Location
- 38 Xueqian Street Liangxi, Wuxi, Jiangsu China

Information
- School type: Private school
- Established: 1993; 33 years ago
- Grades: 1-12
- Gender: Mixed
- Enrollment: 2,786 (2013-2014)
- Website: www.daqiao.org.cn

= Wuxi Big Bridge Experimental High School =

High school in Jiangsu Province, China

Wuxi Big Bridge Experimental High School (Wuxi Big Bridge Academy) (无锡市大桥实验中学 (wú xī dà qiáo shí yàn zhōng xué)), founded in 1993, is a private high school located in the downtown historical Xueqianjie neighbourhood of Wuxi, Jiangsu Province, China.

== School structure ==
The school is coeducational and serves students in grades 1-12.

The school serves as an independent magnet school for selected students from the Wuxi region. The academic goal of the school is to provide selected students with a specialised education that emphasises the acquisition of knowledge and talent development.

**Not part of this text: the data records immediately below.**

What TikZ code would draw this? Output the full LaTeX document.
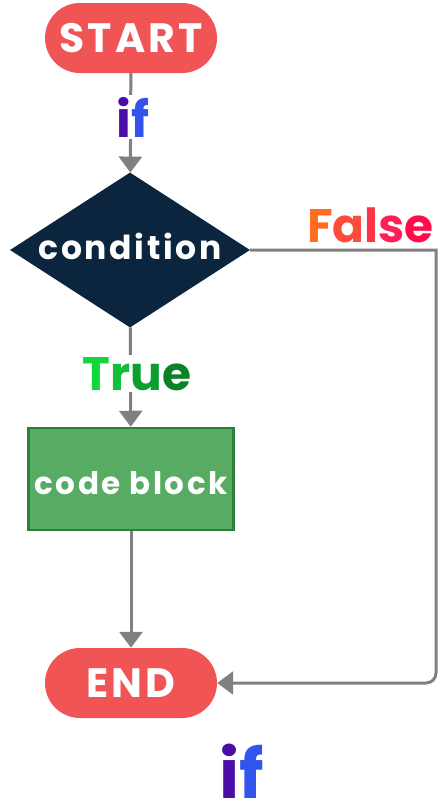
\documentclass[tikz,border=0pt]{standalone}
\usepackage{fontspec}
\usetikzlibrary{shapes.geometric,arrows.meta}
\newfontfamily\boxfont{Poppins}[LetterSpace=8]
\newfontfamily\labfont{Poppins}

\definecolor{termred}{HTML}{F05454}
\definecolor{decnavy}{HTML}{0A253D}
\definecolor{codefill}{HTML}{57AB63}
\definecolor{codeedge}{HTML}{2F7F38}
\definecolor{wire}{HTML}{808080}
% letter colours for the gradient labels
\definecolor{ifA}{HTML}{4A0DA8}
\definecolor{ifB}{HTML}{3254EC}
\definecolor{fA}{HTML}{FF6E1E}
\definecolor{fB}{HTML}{FF4A3C}
\definecolor{fC}{HTML}{FF3449}
\definecolor{fD}{HTML}{FF1E55}
\definecolor{fE}{HTML}{FF0C4A}
\definecolor{tA}{HTML}{12D63E}
\definecolor{tB}{HTML}{0FC038}
\definecolor{tC}{HTML}{0BA02E}
\definecolor{tD}{HTML}{0A8226}

\tikzset{
  terminal/.style={rectangle, rounded corners=35pt, fill=termred,
    minimum width=172pt, minimum height=70pt, inner sep=0pt,
    text=white, font=\boxfont\bfseries\fontsize{41}{43}\selectfont},
  decision/.style={diamond, aspect=1.55, fill=decnavy,
    minimum width=240pt, minimum height=155pt, inner sep=0pt,
    text=white, font=\boxfont\bfseries\fontsize{33}{35}\selectfont},
  process/.style={rectangle, fill=codefill, draw=codeedge, line width=2.5pt,
    minimum width=205pt, minimum height=102pt, inner sep=0pt,
    text=white, font=\boxfont\bfseries\fontsize{31}{33}\selectfont},
  conn/.style={draw=wire, line width=3pt,
    -{Triangle[width=23pt,length=16pt]}},
  flowlabel/.style={fill=white, inner sep=2pt, anchor=base,
    font=\labfont\bfseries\fontsize{47}{49}\selectfont},
}

\begin{document}
\begin{tikzpicture}[x=1pt, y=-1pt]
  \useasboundingbox (0,0) rectangle (439,811);

  % flowchart boxes (ink nudged, box size kept)
  \node[terminal] (start) at (131,38) {START};
  \node[decision] (cond) at (130,250)
    {\raisebox{4pt}[\height][\depth]{condition}};
  \node[process] (code) at (131,479)
    {\raisebox{-4pt}[\height][\depth]{code block}};
  \node[terminal] (stop) at (131,683) {END};
  \coordinate (turn) at (436,250);

  % connectors
  \draw[conn] (start) -- (cond);
  \draw[conn] (cond) -- (code);
  \draw[conn] (code) -- (stop);
  \draw[conn] (cond.east) -- (turn) [rounded corners=10pt] |- (stop.east);

  % labels on the branches
  \node[flowlabel, font=\labfont\bfseries\fontsize{50}{52}\selectfont]
    (iflbl) at (133,137) {{\color{ifA}i}{\color{ifB}f}};
  \node[flowlabel] (truelbl) at (137,390)
    {{\color{tA}T}{\color{tB}r}{\color{tC}u}{\color{tD}e}};
  \node[flowlabel, fill=none, anchor=base east] (falselbl) at (436,242)
    {{\color{fA}F}{\color{fB}a}{\color{fC}l}{\color{fD}s}{\color{fE}e}};

  % caption
  \node[font=\labfont\bfseries\fontsize{68}{70}\selectfont, inner sep=0pt,
    anchor=base] (caption) at (242,798) {{\color{ifA}i}{\color{ifB}f}};
\end{tikzpicture}
\end{document}
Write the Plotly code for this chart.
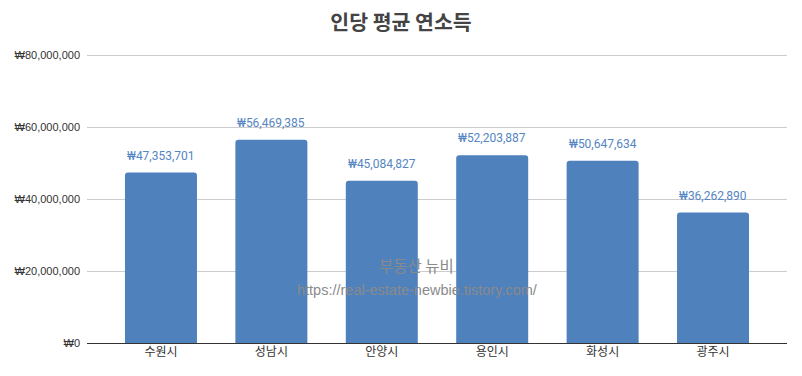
import plotly.graph_objects as go

categories = ["수원시", "성남시", "안양시", "용인시", "화성시", "광주시"]
income = [47353701, 56469385, 45084827, 52203887, 50647634, 36262890]
tick_values = [0, 20000000, 40000000, 60000000, 80000000]
tick_labels = ["₩0", "₩20,000,000", "₩40,000,000", "₩60,000,000", "₩80,000,000"]
title_text = "인당 평균 연소득"
watermark_name = "부동산 뉴비"
watermark_url = "https://real-estate-newbie.tistory.com/"

bar_color = "#4f81bd"
label_color = "#5585c3"
watermark_color = "#8a8a8a"

fig = go.Figure()
fig.add_trace(go.Bar(
    x=list(range(len(categories))),
    y=income,
    width=0.652,
    marker=dict(color=bar_color, line=dict(width=0), cornerradius=3),
    hoverinfo="skip",
))

annotations = []
for i, v in enumerate(income):
    annotations.append(dict(
        x=i, y=v, xref="x", yref="y", text=f"₩{v:,}", showarrow=False,
        yanchor="bottom", yshift=8,
        font=dict(family="Roboto, Arial, sans-serif", size=12, color=label_color),
    ))

plot_top, plot_bottom, plot_left, plot_w = 53, 343, 87, 700
h = plot_bottom - plot_top
annotations.append(dict(
    x=(416 - plot_left) / plot_w, y=(plot_bottom - 265) / h, xref="paper", yref="paper",
    xanchor="center", yanchor="middle",
    text=watermark_name, showarrow=False,
    font=dict(family="Noto Sans CJK KR, sans-serif", size=15.5, color=watermark_color),
))
annotations.append(dict(
    x=(417 - plot_left) / plot_w, y=(plot_bottom - 290) / h, xref="paper", yref="paper",
    xanchor="center", yanchor="middle",
    text=watermark_url, showarrow=False,
    font=dict(family="Liberation Sans, Arial, sans-serif", size=14.5, color=watermark_color),
))

fig.update_layout(
    width=802, height=376,
    margin=dict(l=87, r=15, t=53, b=33),
    paper_bgcolor="white", plot_bgcolor="white",
    showlegend=False,
    title=dict(text=f"<b>{title_text}</b>", x=0.5, xanchor="center", y=0.94, yanchor="middle",
               font=dict(family="Noto Sans CJK KR, sans-serif", size=20.5, color="#444444")),
    xaxis=dict(
        range=[-0.67, 5.67], tickmode="array", tickvals=list(range(len(categories))),
        ticktext=categories, showgrid=False, zeroline=False, showline=False,
        ticks="", tickfont=dict(family="Noto Sans CJK KR, sans-serif", size=12, color="#333333"),
        fixedrange=True,
    ),
    yaxis=dict(
        range=[0, 80600000], tickmode="array", tickvals=tick_values, ticktext=tick_labels,
        showgrid=True, gridcolor="#cccccc", gridwidth=1,
        zeroline=True, zerolinecolor="#333333", zerolinewidth=1,
        showline=False, ticks="", ticklabelstandoff=6,
        tickfont=dict(family="Liberation Sans, Arial, sans-serif", size=11, color="#333333"),
        fixedrange=True,
    ),
    annotations=annotations,
)

fig.write_html("out.html", config={"displayModeBar": False},
               post_script="document.body.style.margin='0';")
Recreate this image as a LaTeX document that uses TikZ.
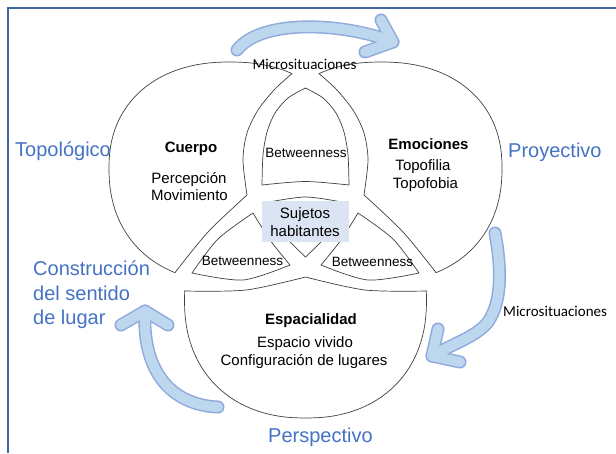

Wuxi Big Bridge Experimental High School offers students opportunities to study at Hwa Chong Institution, Singapore, after they finish 3 years of study.

== Alumni ==
Graduates have attended universities in the nation and around the world, which include, among many others, Qinghua, Peking, Fudan, and Nanjing in China, and Harvard, MIT, Cambridge, Oxford, and Amsterdam University College overseas.